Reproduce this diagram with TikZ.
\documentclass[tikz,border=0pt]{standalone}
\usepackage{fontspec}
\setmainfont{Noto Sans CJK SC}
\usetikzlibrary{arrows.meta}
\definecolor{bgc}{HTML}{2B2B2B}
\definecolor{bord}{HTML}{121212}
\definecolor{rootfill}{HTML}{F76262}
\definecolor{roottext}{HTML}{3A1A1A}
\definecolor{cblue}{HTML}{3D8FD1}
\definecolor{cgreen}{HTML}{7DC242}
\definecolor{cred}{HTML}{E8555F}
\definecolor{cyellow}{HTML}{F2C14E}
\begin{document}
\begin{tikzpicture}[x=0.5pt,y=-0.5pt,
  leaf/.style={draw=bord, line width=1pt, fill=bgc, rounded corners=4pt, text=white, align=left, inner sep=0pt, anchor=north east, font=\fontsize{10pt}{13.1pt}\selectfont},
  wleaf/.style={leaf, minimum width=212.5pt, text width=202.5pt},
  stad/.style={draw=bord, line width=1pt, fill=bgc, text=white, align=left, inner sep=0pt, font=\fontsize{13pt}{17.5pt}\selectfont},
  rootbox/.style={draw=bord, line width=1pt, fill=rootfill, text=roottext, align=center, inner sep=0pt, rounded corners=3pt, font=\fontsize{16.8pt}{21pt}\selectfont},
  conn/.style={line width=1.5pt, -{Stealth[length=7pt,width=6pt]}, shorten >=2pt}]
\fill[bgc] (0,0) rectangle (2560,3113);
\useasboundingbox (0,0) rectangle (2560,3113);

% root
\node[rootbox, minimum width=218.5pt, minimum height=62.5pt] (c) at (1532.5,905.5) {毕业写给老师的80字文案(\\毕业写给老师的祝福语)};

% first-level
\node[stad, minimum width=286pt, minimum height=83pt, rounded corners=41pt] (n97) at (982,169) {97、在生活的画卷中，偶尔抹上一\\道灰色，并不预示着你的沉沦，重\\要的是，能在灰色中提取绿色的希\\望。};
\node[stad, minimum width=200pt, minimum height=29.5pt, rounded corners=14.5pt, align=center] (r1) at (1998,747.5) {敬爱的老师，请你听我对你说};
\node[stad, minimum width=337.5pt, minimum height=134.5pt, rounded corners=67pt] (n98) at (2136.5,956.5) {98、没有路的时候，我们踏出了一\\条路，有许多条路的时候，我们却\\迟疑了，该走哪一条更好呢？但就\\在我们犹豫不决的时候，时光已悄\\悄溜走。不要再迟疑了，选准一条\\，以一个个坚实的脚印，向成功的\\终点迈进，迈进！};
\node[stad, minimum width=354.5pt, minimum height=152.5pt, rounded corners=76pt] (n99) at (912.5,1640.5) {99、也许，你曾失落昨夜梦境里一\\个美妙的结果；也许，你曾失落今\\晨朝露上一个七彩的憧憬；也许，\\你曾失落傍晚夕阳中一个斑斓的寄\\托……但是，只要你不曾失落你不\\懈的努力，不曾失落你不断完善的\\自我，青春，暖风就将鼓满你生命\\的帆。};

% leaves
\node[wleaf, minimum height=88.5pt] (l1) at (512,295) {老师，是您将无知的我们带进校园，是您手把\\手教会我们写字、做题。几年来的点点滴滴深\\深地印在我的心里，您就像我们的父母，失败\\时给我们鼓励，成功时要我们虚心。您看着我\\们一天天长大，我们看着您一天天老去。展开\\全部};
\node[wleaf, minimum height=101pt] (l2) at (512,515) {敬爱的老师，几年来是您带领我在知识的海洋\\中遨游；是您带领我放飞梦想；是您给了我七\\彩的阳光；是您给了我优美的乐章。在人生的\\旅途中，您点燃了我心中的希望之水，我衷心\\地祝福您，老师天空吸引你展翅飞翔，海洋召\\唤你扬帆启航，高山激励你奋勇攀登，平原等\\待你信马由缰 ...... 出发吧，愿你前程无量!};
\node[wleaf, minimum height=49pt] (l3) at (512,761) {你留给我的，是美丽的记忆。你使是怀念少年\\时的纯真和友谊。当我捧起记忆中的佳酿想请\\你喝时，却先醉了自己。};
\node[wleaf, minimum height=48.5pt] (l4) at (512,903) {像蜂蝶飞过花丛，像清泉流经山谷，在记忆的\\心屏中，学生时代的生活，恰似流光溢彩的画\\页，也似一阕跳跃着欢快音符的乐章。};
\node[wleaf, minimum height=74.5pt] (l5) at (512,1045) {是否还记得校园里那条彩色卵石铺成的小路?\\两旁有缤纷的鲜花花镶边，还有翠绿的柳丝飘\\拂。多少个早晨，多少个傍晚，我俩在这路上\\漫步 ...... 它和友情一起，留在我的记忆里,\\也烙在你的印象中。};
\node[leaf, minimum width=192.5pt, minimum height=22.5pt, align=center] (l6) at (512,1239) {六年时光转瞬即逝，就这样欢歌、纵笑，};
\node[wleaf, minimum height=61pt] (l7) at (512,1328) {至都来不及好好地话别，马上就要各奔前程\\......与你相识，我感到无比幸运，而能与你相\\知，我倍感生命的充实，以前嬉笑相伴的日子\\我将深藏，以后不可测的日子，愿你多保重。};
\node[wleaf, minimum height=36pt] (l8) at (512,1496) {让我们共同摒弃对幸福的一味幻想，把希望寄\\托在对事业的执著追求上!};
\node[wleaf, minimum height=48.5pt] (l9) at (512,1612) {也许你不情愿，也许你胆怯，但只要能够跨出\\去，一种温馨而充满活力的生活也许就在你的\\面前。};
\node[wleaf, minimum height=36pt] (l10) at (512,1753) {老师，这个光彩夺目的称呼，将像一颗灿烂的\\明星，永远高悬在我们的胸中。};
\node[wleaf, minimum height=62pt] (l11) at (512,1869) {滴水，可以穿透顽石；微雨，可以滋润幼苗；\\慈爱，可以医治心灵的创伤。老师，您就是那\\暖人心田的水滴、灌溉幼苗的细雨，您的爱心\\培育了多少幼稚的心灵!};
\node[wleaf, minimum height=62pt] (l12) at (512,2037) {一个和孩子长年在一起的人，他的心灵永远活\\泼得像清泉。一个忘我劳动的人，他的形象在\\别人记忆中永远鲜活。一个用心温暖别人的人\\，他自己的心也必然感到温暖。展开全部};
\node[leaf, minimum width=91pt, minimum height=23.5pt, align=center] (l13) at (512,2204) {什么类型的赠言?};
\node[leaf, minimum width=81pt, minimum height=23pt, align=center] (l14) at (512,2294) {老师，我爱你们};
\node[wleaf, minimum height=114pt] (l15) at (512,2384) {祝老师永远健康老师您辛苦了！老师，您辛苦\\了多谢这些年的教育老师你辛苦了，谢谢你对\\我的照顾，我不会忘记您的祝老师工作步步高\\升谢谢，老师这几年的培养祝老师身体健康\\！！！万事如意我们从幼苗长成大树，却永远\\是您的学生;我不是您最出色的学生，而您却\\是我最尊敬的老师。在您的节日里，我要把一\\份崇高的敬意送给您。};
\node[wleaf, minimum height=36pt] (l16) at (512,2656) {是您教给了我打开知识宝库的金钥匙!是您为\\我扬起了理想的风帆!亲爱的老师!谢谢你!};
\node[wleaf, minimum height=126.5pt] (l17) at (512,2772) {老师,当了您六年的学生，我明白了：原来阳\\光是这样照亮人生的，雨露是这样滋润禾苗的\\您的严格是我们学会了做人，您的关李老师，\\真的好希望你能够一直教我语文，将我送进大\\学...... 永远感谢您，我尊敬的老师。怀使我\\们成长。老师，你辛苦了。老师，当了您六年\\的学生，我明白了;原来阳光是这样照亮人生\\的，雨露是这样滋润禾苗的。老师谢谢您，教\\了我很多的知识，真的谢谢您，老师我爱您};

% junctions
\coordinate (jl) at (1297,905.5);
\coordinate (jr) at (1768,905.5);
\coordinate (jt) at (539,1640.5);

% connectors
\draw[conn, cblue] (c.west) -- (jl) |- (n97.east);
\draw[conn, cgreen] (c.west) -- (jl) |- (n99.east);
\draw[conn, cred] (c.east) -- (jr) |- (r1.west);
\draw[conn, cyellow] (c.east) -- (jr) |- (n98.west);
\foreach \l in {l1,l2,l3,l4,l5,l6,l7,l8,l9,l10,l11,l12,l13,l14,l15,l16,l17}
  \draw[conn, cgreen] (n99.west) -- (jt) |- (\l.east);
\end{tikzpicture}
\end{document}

■ **Goal**
Verbatim output is expected for the lines from the start of the data to the line in which "minimum width=218.5pt, minimum" appears, both included.

■ **Problem solution**
Reproduce this diagram with TikZ.
\documentclass[tikz,border=0pt]{standalone}
\usepackage{fontspec}
\setmainfont{Noto Sans CJK SC}
\usetikzlibrary{arrows.meta}
\definecolor{bgc}{HTML}{2B2B2B}
\definecolor{bord}{HTML}{121212}
\definecolor{rootfill}{HTML}{F76262}
\definecolor{roottext}{HTML}{3A1A1A}
\definecolor{cblue}{HTML}{3D8FD1}
\definecolor{cgreen}{HTML}{7DC242}
\definecolor{cred}{HTML}{E8555F}
\definecolor{cyellow}{HTML}{F2C14E}
\begin{document}
\begin{tikzpicture}[x=0.5pt,y=-0.5pt,
  leaf/.style={draw=bord, line width=1pt, fill=bgc, rounded corners=4pt, text=white, align=left, inner sep=0pt, anchor=north east, font=\fontsize{10pt}{13.1pt}\selectfont},
  wleaf/.style={leaf, minimum width=212.5pt, text width=202.5pt},
  stad/.style={draw=bord, line width=1pt, fill=bgc, text=white, align=left, inner sep=0pt, font=\fontsize{13pt}{17.5pt}\selectfont},
  rootbox/.style={draw=bord, line width=1pt, fill=rootfill, text=roottext, align=center, inner sep=0pt, rounded corners=3pt, font=\fontsize{16.8pt}{21pt}\selectfont},
  conn/.style={line width=1.5pt, -{Stealth[length=7pt,width=6pt]}, shorten >=2pt}]
\fill[bgc] (0,0) rectangle (2560,3113);
\useasboundingbox (0,0) rectangle (2560,3113);

% root
\node[rootbox, minimum width=218.5pt, minimum height=62.5pt] (c) at (1532.5,905.5) {毕业写给老师的80字文案(\\毕业写给老师的祝福语)};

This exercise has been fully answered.